>> Start

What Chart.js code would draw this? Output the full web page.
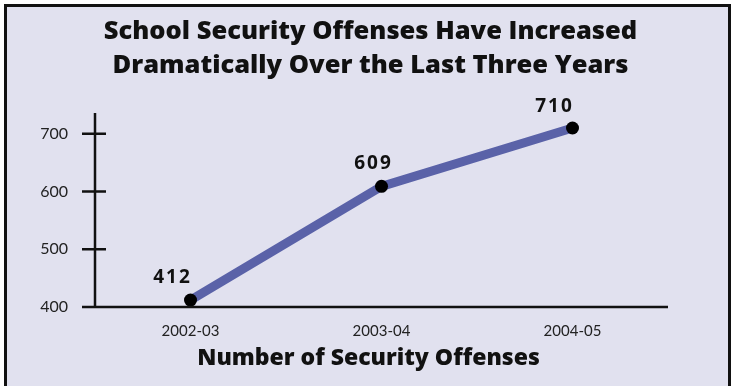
<!DOCTYPE html>
<html lang="en">
    <head>
        <meta charset="UTF-8" />
        <title>School Security Offenses</title>
        <script src="https://cdn.jsdelivr.net/npm/chart.js"></script>
        <style>
            html, body { margin: 0; padding: 0; background: #fff; overflow: hidden; }
            #frame {
                position: absolute; left: 4px; top: 4px;
                width: 721px; height: 400px;
                border: 3px solid #111; background: #e1e1ef;
            }
            #wrap { position: absolute; left: 0; top: 0; width: 733px; height: 386px; }
        </style>
    </head>
    <body>
        <div id="frame"></div>
        <div id="wrap"><canvas id="myChart" width="733" height="386"></canvas></div>

        <script>
            const years = ["2002-03", "2003-04", "2004-05"];
            const offenses = [412, 609, 710];
            const yTicks = [400, 500, 600, 700];
            const titleLines = [
                "School Security Offenses Have Increased",
                "Dramatically Over the Last Three Years",
            ];
            const xTitle = "Number of Security Offenses";

            const FONT = "Lato, 'Open Sans', sans-serif";
            const BOLD = "'Open Sans', sans-serif";

            // axis lines with ticks crossing the y axis, value labels and titles
            const axisAndLabels = {
                id: "axisAndLabels",
                afterDatasetsDraw(chart) {
                    const { ctx, chartArea, scales } = chart;
                    const y = scales.y;
                    const x0 = chartArea.left;
                    const cx = chart.width / 2 + 4;
                    ctx.save();
                    ctx.strokeStyle = "#111";
                    ctx.lineWidth = 2.5;
                    ctx.beginPath();
                    ctx.moveTo(x0, chartArea.top);
                    ctx.lineTo(x0, chartArea.bottom);
                    ctx.moveTo(x0 - 13, chartArea.bottom);
                    ctx.lineTo(chartArea.right, chartArea.bottom);
                    yTicks.forEach((v) => {
                        const py = y.getPixelForValue(v);
                        ctx.moveTo(x0 - 13, py);
                        ctx.lineTo(x0 + 11, py);
                    });
                    ctx.stroke();

                    ctx.fillStyle = "#111";
                    ctx.textAlign = "center";
                    ctx.textBaseline = "middle";

                    ctx.font = "800 25.5px " + BOLD;
                    titleLines.forEach((line, i) => ctx.fillText(line, cx, 32 + i * 34));

                    ctx.font = "800 23px " + BOLD;
                    ctx.fillText(xTitle, cx - 2, 358);

                    const meta = chart.getDatasetMeta(0);
                    const offsets = [[-18, -22], [-8, -23], [-18, -21]];
                    ctx.font = "700 19px " + BOLD;
                    ctx.letterSpacing = "2px";
                    meta.data.forEach((pt, i) => {
                        ctx.fillText(String(offenses[i]), pt.x + offsets[i][0], pt.y + offsets[i][1]);
                    });
                    ctx.restore();
                },
            };

            const config = {
                type: "line",
                data: {
                    labels: years,
                    datasets: [
                        {
                            data: offenses,
                            borderColor: "#5a62a8",
                            borderWidth: 9,
                            pointBackgroundColor: "#000",
                            pointBorderColor: "#000",
                            pointRadius: 6.5,
                            pointBorderWidth: 0,
                            tension: 0,
                        },
                    ],
                },
                options: {
                    responsive: false,
                    animation: false,
                    layout: { padding: { left: 0, right: 65, top: 113, bottom: 4 } },
                    plugins: {
                        legend: { display: false },
                        tooltip: { enabled: false },
                        title: { display: false },
                    },
                    scales: {
                        x: {
                            offset: true,
                            grid: { display: false },
                            border: { display: false },
                            ticks: {
                                color: "#222",
                                font: { family: FONT, size: 15 },
                                padding: 7,
                            },
                            afterFit(scale) {
                                scale.height = 75;
                            },
                        },
                        y: {
                            min: 400,
                            max: 736,
                            grid: { display: false },
                            border: { display: false },
                            ticks: {
                                stepSize: 100,
                                color: "#222",
                                font: { family: FONT, size: 16 },
                                padding: 19,
                            },
                            afterBuildTicks(scale) {
                                scale.ticks = yTicks.map((v) => ({ value: v }));
                            },
                            afterFit(scale) {
                                scale.width = 95;
                            },
                        },
                    },
                },
                plugins: [axisAndLabels],
            };

            document.addEventListener("DOMContentLoaded", function () {
                const ctx = document.getElementById("myChart").getContext("2d");
                new Chart(ctx, config);
            });
        </script>
    </body>
</html>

>> End

Aim of the task: Without the pictures, print the whole listing exactly as given.

The response:
What Chart.js code would draw this? Output the full web page.
<!DOCTYPE html>
<html lang="en">
    <head>
        <meta charset="UTF-8" />
        <title>School Security Offenses</title>
        <script src="https://cdn.jsdelivr.net/npm/chart.js"></script>
        <style>
            html, body { margin: 0; padding: 0; background: #fff; overflow: hidden; }
            #frame {
                position: absolute; left: 4px; top: 4px;
                width: 721px; height: 400px;
                border: 3px solid #111; background: #e1e1ef;
            }
            #wrap { position: absolute; left: 0; top: 0; width: 733px; height: 386px; }
        </style>
    </head>
    <body>
        <div id="frame"></div>
        <div id="wrap"><canvas id="myChart" width="733" height="386"></canvas></div>

        <script>
            const years = ["2002-03", "2003-04", "2004-05"];
            const offenses = [412, 609, 710];
            const yTicks = [400, 500, 600, 700];
            const titleLines = [
                "School Security Offenses Have Increased",
                "Dramatically Over the Last Three Years",
            ];
            const xTitle = "Number of Security Offenses";

            const FONT = "Lato, 'Open Sans', sans-serif";
            const BOLD = "'Open Sans', sans-serif";

            // axis lines with ticks crossing the y axis, value labels and titles
            const axisAndLabels = {
                id: "axisAndLabels",
                afterDatasetsDraw(chart) {
                    const { ctx, chartArea, scales } = chart;
                    const y = scales.y;
                    const x0 = chartArea.left;
                    const cx = chart.width / 2 + 4;
                    ctx.save();
                    ctx.strokeStyle = "#111";
                    ctx.lineWidth = 2.5;
                    ctx.beginPath();
                    ctx.moveTo(x0, chartArea.top);
                    ctx.lineTo(x0, chartArea.bottom);
                    ctx.moveTo(x0 - 13, chartArea.bottom);
                    ctx.lineTo(chartArea.right, chartArea.bottom);
                    yTicks.forEach((v) => {
                        const py = y.getPixelForValue(v);
                        ctx.moveTo(x0 - 13, py);
                        ctx.lineTo(x0 + 11, py);
                    });
                    ctx.stroke();

                    ctx.fillStyle = "#111";
                    ctx.textAlign = "center";
                    ctx.textBaseline = "middle";

                    ctx.font = "800 25.5px " + BOLD;
                    titleLines.forEach((line, i) => ctx.fillText(line, cx, 32 + i * 34));

                    ctx.font = "800 23px " + BOLD;
                    ctx.fillText(xTitle, cx - 2, 358);

                    const meta = chart.getDatasetMeta(0);
                    const offsets = [[-18, -22], [-8, -23], [-18, -21]];
                    ctx.font = "700 19px " + BOLD;
                    ctx.letterSpacing = "2px";
                    meta.data.forEach((pt, i) => {
                        ctx.fillText(String(offenses[i]), pt.x + offsets[i][0], pt.y + offsets[i][1]);
                    });
                    ctx.restore();
                },
            };

            const config = {
                type: "line",
                data: {
                    labels: years,
                    datasets: [
                        {
                            data: offenses,
                            borderColor: "#5a62a8",
                            borderWidth: 9,
                            pointBackgroundColor: "#000",
                            pointBorderColor: "#000",
                            pointRadius: 6.5,
                            pointBorderWidth: 0,
                            tension: 0,
                        },
                    ],
                },
                options: {
                    responsive: false,
                    animation: false,
                    layout: { padding: { left: 0, right: 65, top: 113, bottom: 4 } },
                    plugins: {
                        legend: { display: false },
                        tooltip: { enabled: false },
                        title: { display: false },
                    },
                    scales: {
                        x: {
                            offset: true,
                            grid: { display: false },
                            border: { display: false },
                            ticks: {
                                color: "#222",
                                font: { family: FONT, size: 15 },
                                padding: 7,
                            },
                            afterFit(scale) {
                                scale.height = 75;
                            },
                        },
                        y: {
                            min: 400,
                            max: 736,
                            grid: { display: false },
                            border: { display: false },
                            ticks: {
                                stepSize: 100,
                                color: "#222",
                                font: { family: FONT, size: 16 },
                                padding: 19,
                            },
                            afterBuildTicks(scale) {
                                scale.ticks = yTicks.map((v) => ({ value: v }));
                            },
                            afterFit(scale) {
                                scale.width = 95;
                            },
                        },
                    },
                },
                plugins: [axisAndLabels],
            };

            document.addEventListener("DOMContentLoaded", function () {
                const ctx = document.getElementById("myChart").getContext("2d");
                new Chart(ctx, config);
            });
        </script>
    </body>
</html>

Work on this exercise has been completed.